Permet bien la création automatique de depend.mk s'il n'existe pas. Mais pas la mise à jour. Si depend.mk existe, la commande :

make depend.mk

donne :

make: « depend.mk » est à jour.

Avec seulement une cible fictive :

.PHONY: depend
depend:
   makedepf90 ${sources} >depend.mk

depend.mk n'est pas créé automatiquement lorsqu'il n'existe pas. Le makefile ne marche pas. Il affiche simplement le message d'erreur :

GNUmakefile:ligne: depend.mk: No such file or directory
make: *** Pas de règle pour fabriquer la cible « depend.mk ».
Arrêt.

Il faut donc les deux cibles, réelle et fictive :

.PHONY: depend
depend depend.mk:
makedepf90 [options] ${sources} >depend.mk

Rappel : s'assurer que l'exécutable reste la première cible du makefile.

Création de la liste des objets à partir de la liste des sources

Nous avons besoin de la liste des objets comme prérequis de l'exécutable et de la liste des sources comme prérequis de depend. Ce sont les mêmes listes au suffixe près.
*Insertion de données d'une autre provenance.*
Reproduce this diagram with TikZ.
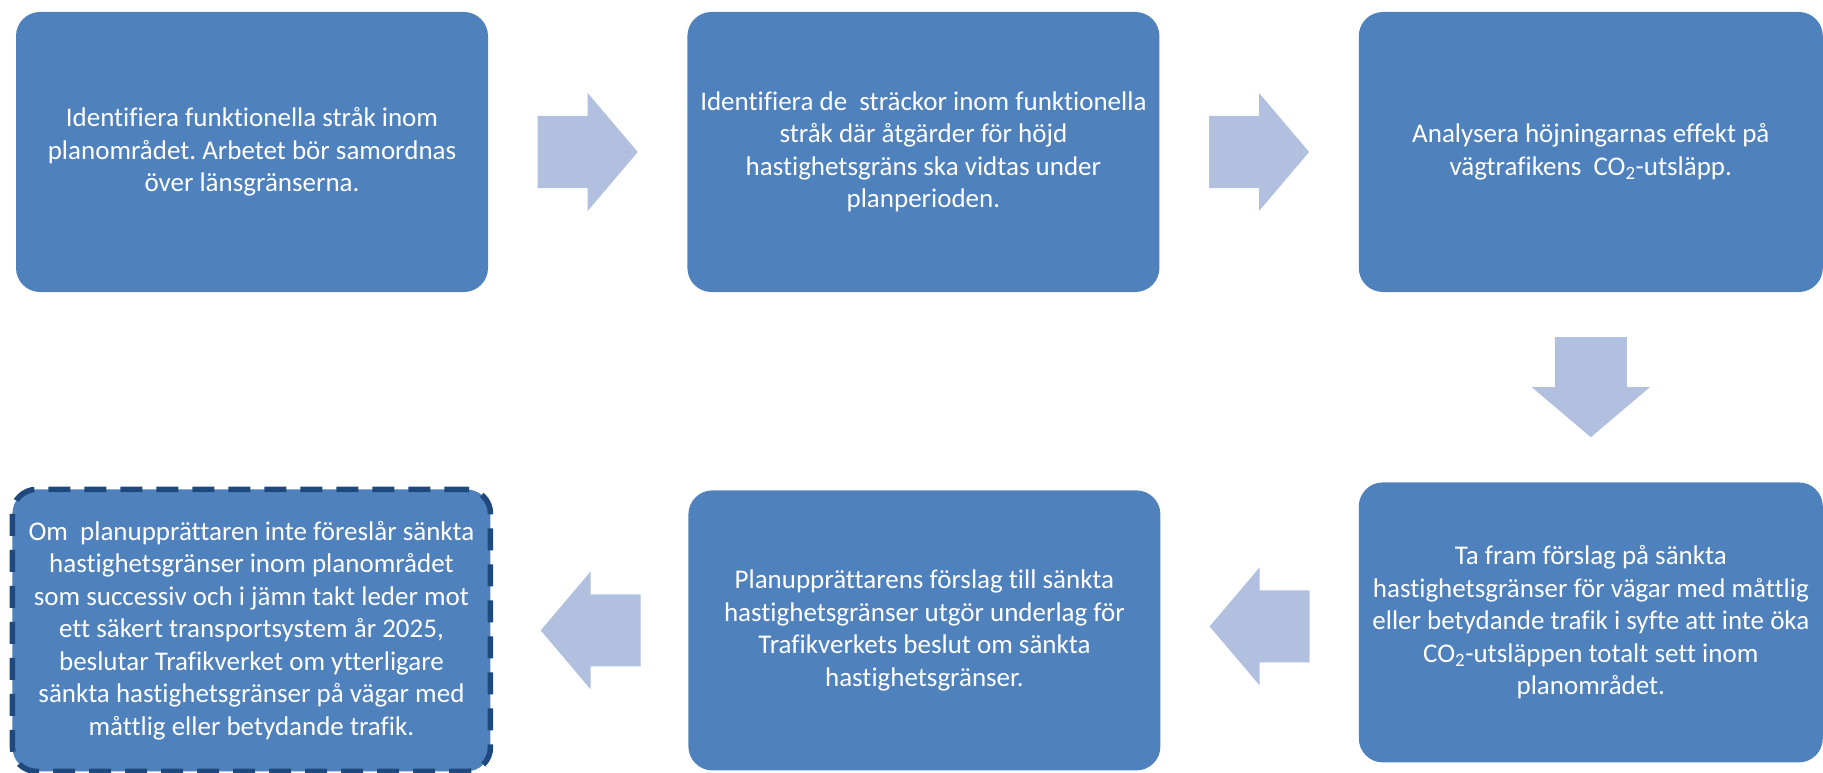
\documentclass[tikz,border=0pt]{standalone}
\usepackage{fontspec}
\setmainfont{Carlito}[Ligatures={NoCommon}]
\usetikzlibrary{positioning,calc}
\definecolor{boxblue}{RGB}{79,129,189}
\definecolor{arrowblue}{RGB}{176,192,222}
\definecolor{edgeblue}{RGB}{31,73,125}
\tikzset{flowarrow/.pic={\fill[arrowblue] (-50,-36) -- (0,-36) -- (0,-59) -- (50,0) -- (0,59) -- (0,36) -- (-50,36) -- cycle;}}
\frenchspacing

\begin{document}
\begin{tikzpicture}[x=1pt, y=-1pt, node distance=199pt, block/.style={rectangle, rounded corners=24pt, fill=boxblue, text=white, align=center, minimum width=472pt, minimum height=280pt, inner sep=0pt, font=\fontsize{27}{32.5}\selectfont}, dashblock/.style={block, draw=edgeblue, line width=5.5pt, dash pattern=on 22pt off 14pt, minimum width=478pt, minimum height=282pt}]
\useasboundingbox (0,0) rectangle (1823,773);
  %% Top row
  \node [block] (identify) at (252,152) {Identifiera funktionella stråk inom\\planområdet. Arbetet bör samordnas\\över länsgränserna.};
  \node [block, right=of identify] (sections) {Identifiera de\ \ sträckor inom funktionella\\stråk där åtgärder för höjd\\hastighetsgräns ska vidtas under\\planperioden.};
  \node [block, right=of sections, minimum width=464pt] (analyse) {Analysera höjningarnas effekt på\\vägtrafikens\ \ CO\textsubscript{2}-utsläpp.};
  %% Bottom row
  \node [block, below=190pt of analyse, minimum width=464pt] (propose) {Ta fram förslag på sänkta\\hastighetsgränser för vägar med måttlig\\eller betydande trafik i syfte att inte öka\\CO\textsubscript{2}-utsläppen totalt sett inom\\planområdet.};
  \node [block, left=198pt of propose, yshift=-8pt] (basis) {Planupprättarens förslag till sänkta\\hastighetsgränser utgör underlag för\\Trafikverkets beslut om sänkta\\hastighetsgränser.};
  \node [dashblock, left=195pt of basis] (decide) {Om\ \ planupprättaren inte föreslår sänkta\\hastighetsgränser inom planområdet\\som successiv och i jämn takt leder mot\\ett säkert transportsystem år 2025,\\beslutar Trafikverket om ytterligare\\sänkta hastighetsgränser på vägar med\\måttlig eller betydande trafik.};
  % Block arrows between the steps
  \pic at ($(identify.east)!0.5!(sections.west)$) {flowarrow};
  \pic at ($(sections.east)!0.5!(analyse.west)$) {flowarrow};
  \pic [rotate=-90] at ($(analyse.south)!0.5!(propose.north)$) {flowarrow};
  \pic [rotate=180] at ($(propose.west)!0.5!(basis.east)$) {flowarrow};
  \pic [rotate=180] at ($(basis.west)!0.5!(decide.east)$) {flowarrow};
\end{tikzpicture}
\end{document}
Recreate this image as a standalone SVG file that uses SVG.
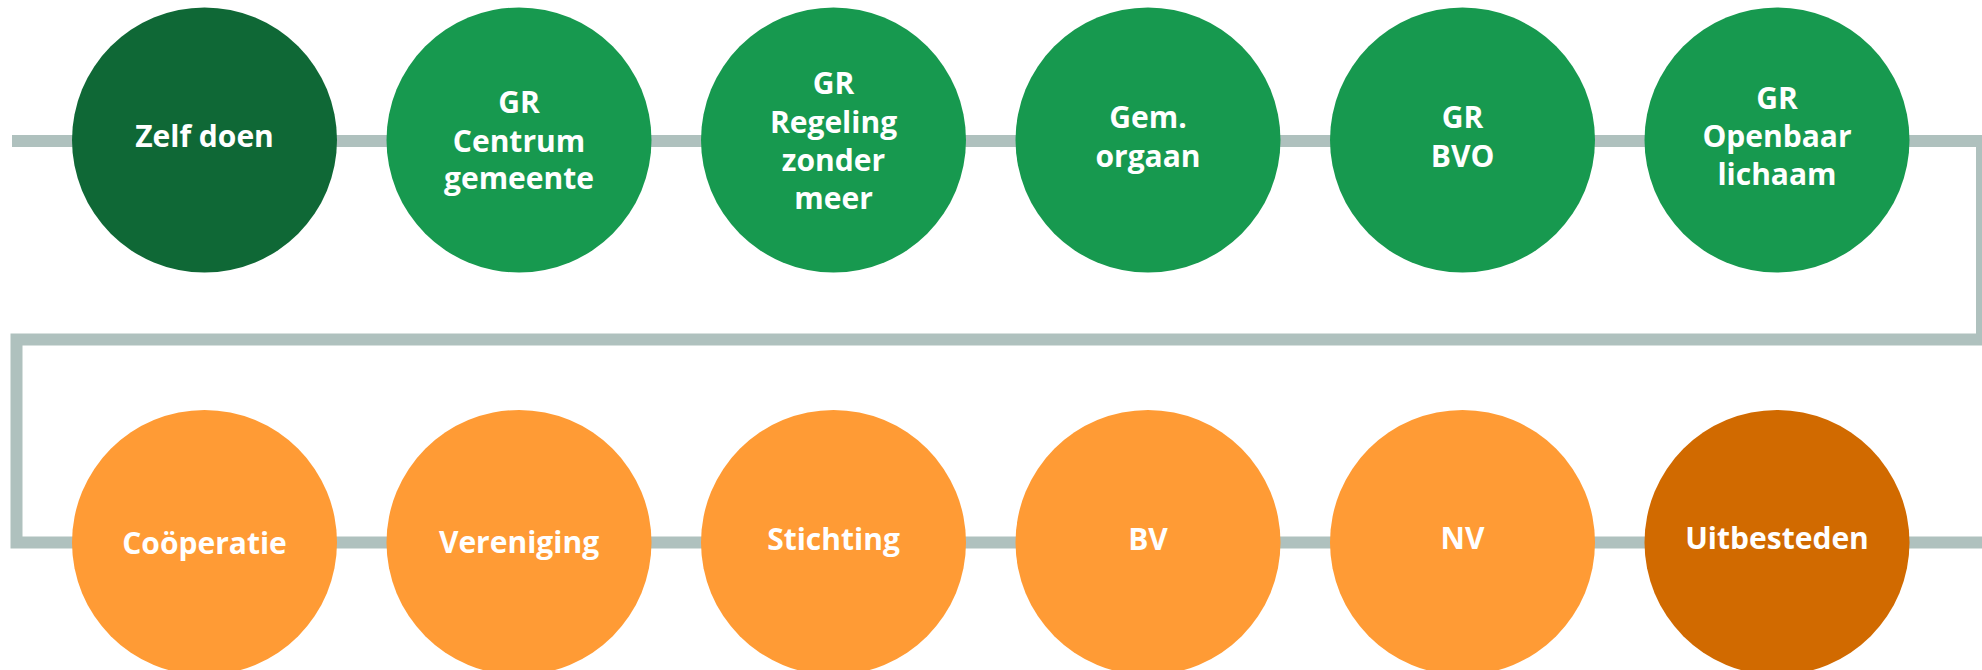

Ne pas les dupliquer. Utiliser une fonctionnalité de make qui modifie la valeur d'une variable :

sources = liste des fichiers .f
objects := $(sources:.f=.o)

Nota bene : même s'il existe des fichiers inclus par une ligne include Fortran, ils n'ont pas à apparaître dans la variable sources.

Manipulation 8

Générer automatiquement les dépendances dans le makefile du programme Coriolis. Tester la création automatique et la mise à jour.

Règle clean

Convention : la cible clean existe dans la plupart des makefiles et permet d'effacer les produits du makefile. clean ne devrait effacer que ce que le makefile est capable de regénérer. Il est donc conseillé de ne pas utiliser de wildcard dans la recette.

.PHONY: clean
    clean: rm -f my_executable ${objects}

Nota bene : make n'a pas la liste des .mod, il n'y a donc pas de moyen simple de les supprimer dans clean. Mais ce n'est pas grave : si on veut s'assurer de tout recompiler (si par exemple on a changé une option de compilation), la suppression des fichiers objets et de l'exécutable répond bien à ce besoin.

Rappel : s'assurer que l'exécutable (et non la règle clean) reste la première cible du makefile.

Manipulation 9

Ajouter une règle clean au makefile du programme Coriolis. Tester.